Es gibt ja die so genannte Kultusministerkonferenz, die vereinbart hat, stufenweise den Kitabetrieb wieder hochzufahren. Allerdings abgestimmt auf die regionalen Besonderheiten. Insofern sind die Ländern gefragt, entsprechende Regelungen durch Weisungen zu erlassen. Das korrespondiert natürlich mit der Lockerung in Corona-Zeiten, was die Branchen anbelangt. Da muss man eben sehen, dass man das gesunde Maß findet. Man kann nicht alle Berufsgruppen wieder zulassen. Beziehungsweise ist ja jetzt im Gespräch, dass ab 15. Mai die Gaststätten wieder öffnen können, unter bestimmten Auflagen. Je mehr man da lockert, desto mehr Kitabetreuung ist wieder notwendig. Da ist Land sicherlich gefragt, dass sich die Ministerien entsprechend abstimmen.
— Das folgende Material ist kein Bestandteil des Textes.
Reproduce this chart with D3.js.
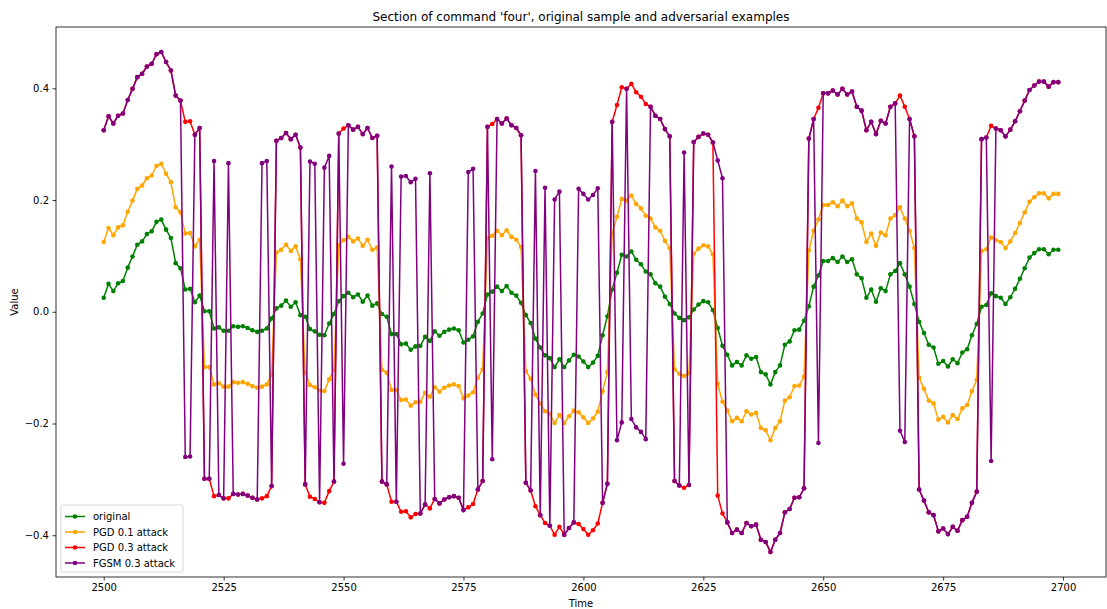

Im Vergleich zu anderen europäischen Ländern sind in Deutschland Kinder und Jugendliche besonders hart betroffen von den Corona-Maßnahmen. Denen wurden gleich zu Anfang Kitas, Schulen, Spielplätze und Jugendclubs untersagt, und die scheinen die letzten zu sein, bei denen es Lockerungen gibt. Kann es sein, dass die bei Bund und Ländern nicht so eine hohe Priorität genießen wie die Wirtschaft?
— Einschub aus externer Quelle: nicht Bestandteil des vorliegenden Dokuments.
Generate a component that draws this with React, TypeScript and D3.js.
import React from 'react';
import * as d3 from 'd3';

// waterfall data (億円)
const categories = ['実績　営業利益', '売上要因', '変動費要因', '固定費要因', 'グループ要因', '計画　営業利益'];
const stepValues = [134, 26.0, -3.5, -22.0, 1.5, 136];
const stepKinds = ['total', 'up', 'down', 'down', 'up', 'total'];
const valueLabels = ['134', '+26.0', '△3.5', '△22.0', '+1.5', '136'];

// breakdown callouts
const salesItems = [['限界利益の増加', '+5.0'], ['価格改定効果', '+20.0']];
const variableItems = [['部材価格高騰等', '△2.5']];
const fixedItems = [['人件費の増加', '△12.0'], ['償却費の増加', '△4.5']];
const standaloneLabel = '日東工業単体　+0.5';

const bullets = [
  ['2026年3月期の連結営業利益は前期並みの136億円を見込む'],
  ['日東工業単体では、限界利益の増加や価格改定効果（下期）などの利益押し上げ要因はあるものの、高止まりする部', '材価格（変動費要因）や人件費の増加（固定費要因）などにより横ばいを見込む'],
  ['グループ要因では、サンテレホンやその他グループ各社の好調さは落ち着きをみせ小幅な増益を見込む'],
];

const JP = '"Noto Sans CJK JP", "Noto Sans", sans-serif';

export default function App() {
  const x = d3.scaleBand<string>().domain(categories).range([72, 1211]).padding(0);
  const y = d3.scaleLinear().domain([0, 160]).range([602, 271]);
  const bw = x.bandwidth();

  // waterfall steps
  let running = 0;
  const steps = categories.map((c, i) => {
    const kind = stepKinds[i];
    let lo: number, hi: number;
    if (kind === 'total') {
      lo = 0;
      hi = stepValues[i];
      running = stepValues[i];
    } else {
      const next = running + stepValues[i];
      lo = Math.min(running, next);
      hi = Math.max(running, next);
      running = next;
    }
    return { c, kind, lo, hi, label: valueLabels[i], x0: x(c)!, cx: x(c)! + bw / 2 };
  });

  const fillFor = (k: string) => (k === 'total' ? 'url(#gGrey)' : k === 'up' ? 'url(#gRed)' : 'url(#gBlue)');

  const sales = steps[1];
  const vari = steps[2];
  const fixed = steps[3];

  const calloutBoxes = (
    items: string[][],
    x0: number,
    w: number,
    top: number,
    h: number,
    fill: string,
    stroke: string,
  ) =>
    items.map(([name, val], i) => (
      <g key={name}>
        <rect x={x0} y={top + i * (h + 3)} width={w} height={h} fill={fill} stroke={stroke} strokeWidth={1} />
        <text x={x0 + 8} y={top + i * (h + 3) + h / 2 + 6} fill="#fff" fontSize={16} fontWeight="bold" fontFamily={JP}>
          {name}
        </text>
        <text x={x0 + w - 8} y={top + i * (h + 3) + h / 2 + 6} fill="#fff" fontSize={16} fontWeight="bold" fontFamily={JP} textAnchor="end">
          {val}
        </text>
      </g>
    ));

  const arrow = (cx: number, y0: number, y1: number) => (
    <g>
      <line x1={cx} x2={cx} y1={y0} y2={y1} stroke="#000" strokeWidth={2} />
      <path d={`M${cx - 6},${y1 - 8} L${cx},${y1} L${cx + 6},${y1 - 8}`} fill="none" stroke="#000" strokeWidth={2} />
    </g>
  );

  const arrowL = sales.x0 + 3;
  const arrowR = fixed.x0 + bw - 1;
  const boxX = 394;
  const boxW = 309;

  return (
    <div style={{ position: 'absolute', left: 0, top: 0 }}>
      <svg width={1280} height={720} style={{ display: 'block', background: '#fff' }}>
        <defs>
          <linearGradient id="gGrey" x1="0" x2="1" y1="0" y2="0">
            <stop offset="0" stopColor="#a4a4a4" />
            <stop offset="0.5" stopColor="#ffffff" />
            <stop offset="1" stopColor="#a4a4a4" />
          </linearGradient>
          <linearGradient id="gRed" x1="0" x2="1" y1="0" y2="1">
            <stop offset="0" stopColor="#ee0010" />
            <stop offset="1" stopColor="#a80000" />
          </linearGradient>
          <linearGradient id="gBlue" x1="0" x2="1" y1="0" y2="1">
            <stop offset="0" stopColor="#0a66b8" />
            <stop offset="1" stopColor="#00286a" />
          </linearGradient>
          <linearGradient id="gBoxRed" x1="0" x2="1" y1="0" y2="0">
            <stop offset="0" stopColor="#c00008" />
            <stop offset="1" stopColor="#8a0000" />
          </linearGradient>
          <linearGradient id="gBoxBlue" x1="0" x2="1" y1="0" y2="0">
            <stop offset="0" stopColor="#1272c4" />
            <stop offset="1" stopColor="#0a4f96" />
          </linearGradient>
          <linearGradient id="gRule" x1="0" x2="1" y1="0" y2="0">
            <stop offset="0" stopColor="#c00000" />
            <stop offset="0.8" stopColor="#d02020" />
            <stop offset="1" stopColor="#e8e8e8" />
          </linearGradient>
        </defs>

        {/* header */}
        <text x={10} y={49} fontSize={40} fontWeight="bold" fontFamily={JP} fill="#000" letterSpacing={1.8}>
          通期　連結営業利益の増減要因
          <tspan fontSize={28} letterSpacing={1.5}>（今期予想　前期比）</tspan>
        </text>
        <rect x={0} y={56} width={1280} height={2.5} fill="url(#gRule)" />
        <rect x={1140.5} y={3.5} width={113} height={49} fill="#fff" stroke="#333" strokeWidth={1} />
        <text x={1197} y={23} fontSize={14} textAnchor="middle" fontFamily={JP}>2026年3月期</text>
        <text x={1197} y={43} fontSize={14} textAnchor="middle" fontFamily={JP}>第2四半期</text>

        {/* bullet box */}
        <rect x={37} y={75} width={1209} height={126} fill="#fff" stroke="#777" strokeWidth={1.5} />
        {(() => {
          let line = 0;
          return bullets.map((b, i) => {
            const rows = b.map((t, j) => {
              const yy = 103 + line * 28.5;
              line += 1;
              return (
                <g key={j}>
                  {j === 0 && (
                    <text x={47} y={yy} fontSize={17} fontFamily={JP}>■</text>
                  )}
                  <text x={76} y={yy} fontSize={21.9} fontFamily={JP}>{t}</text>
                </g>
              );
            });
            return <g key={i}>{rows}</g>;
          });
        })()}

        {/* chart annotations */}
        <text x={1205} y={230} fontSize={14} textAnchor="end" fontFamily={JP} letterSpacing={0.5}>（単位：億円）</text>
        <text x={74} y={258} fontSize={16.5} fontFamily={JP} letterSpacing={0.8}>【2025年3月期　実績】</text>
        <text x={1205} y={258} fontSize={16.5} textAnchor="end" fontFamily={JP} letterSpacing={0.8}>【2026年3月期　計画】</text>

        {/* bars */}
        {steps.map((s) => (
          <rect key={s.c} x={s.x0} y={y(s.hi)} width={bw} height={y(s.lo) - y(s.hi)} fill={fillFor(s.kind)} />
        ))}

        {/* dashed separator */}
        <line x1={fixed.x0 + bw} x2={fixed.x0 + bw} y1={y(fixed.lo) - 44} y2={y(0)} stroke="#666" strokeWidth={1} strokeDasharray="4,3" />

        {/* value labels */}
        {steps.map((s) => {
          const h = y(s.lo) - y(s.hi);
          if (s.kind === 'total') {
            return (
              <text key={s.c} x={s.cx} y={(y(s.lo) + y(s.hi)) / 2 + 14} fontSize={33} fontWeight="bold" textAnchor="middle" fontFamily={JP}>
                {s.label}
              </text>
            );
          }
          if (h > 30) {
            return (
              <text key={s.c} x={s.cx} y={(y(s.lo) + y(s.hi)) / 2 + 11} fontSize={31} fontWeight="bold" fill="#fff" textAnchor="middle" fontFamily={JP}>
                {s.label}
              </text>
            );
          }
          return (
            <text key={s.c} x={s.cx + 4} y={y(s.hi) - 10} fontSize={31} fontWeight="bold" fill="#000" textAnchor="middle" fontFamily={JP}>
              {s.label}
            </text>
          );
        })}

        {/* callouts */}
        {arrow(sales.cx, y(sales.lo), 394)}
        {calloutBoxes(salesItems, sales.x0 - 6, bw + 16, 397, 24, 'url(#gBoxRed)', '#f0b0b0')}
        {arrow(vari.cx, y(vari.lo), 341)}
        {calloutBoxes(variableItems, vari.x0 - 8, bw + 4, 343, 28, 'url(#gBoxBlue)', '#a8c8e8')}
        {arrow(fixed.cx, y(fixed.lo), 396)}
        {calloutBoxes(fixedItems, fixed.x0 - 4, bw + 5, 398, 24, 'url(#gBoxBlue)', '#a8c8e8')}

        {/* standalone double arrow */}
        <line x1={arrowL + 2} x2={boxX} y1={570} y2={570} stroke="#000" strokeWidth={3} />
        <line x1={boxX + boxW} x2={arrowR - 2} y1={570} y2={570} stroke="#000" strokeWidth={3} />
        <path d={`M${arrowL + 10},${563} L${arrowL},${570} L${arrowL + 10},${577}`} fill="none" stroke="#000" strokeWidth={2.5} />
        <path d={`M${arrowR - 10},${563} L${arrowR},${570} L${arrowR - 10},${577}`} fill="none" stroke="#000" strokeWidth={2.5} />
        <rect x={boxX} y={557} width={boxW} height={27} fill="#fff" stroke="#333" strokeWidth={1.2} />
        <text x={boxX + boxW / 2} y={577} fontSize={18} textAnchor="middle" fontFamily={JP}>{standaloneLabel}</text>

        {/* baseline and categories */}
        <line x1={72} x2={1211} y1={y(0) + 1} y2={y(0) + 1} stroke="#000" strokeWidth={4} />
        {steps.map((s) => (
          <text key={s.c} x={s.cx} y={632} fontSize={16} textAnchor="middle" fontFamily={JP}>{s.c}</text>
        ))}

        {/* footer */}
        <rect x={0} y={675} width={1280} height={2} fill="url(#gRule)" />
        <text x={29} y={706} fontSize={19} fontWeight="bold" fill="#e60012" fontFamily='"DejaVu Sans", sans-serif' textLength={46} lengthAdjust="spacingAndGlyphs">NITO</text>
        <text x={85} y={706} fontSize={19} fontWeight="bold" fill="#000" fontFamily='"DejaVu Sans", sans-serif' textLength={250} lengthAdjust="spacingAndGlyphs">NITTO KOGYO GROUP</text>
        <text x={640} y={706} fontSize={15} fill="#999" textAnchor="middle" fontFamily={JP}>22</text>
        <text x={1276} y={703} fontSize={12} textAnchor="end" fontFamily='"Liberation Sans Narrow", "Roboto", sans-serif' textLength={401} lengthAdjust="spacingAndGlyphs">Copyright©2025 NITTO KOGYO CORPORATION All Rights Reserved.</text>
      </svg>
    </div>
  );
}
Der europäische Vergleich hinkt insoweit, als dass in Spanien man noch viel rigoroser vorgegangen ist. Dort durften die Kinder und Jugendlichen nicht einmal das Haus verlassen, und dürfen zurzeit nur sechs Stunden am Tag in die Öffentlichkeit. So schlimm war es bei uns in Deutschland nicht. Kinder und Jugendliche genießen natürlich eine hohe Priorität, auch im politischen Raum. Aber ich denke schon, vor dem Hintergrund der wissenschaftlichen Unsicherheiten, die es noch gibt, dass es schwierig ist, im Nachhinein zu beurteilen, welche Zielgruppe oder welche Personengruppe man hätte wie behandeln müssen, oder in welcher Reihenfolge. Ich denke, dass Deutschland bisher einen guten Job gemacht hat. Wenngleich ich auch kritisch anmerke, war es am Anfang so, dass aufgrund des Föderalismus ein Wettbewerb entstand: Wer ist der Schnellste, der das öffentliche Leben lahmlegt? So beobachte ich jetzt mit Sorge den Wettbewerb: Wer ist der Schnellste, der Lockerungen herbeiführt? Dabei spielt die Frage natürlich eine Rolle: Wie entwickeln sich die Zahlen in der jeweiligen Region? Insofern ist Föderalismus an der Stelle auch angesagt. Aber diese ganzen Verlautbarungen vor dem heutigen Gespräch der Kanzlerin mit den Ministerpräsidenten halte ich für die Bevölkerung für unschön. Wobei Fragen entstehen, die erst heute und morgen beantwortet werden, wenn man sich auf der Ebene Bund und Länder verständigt hat.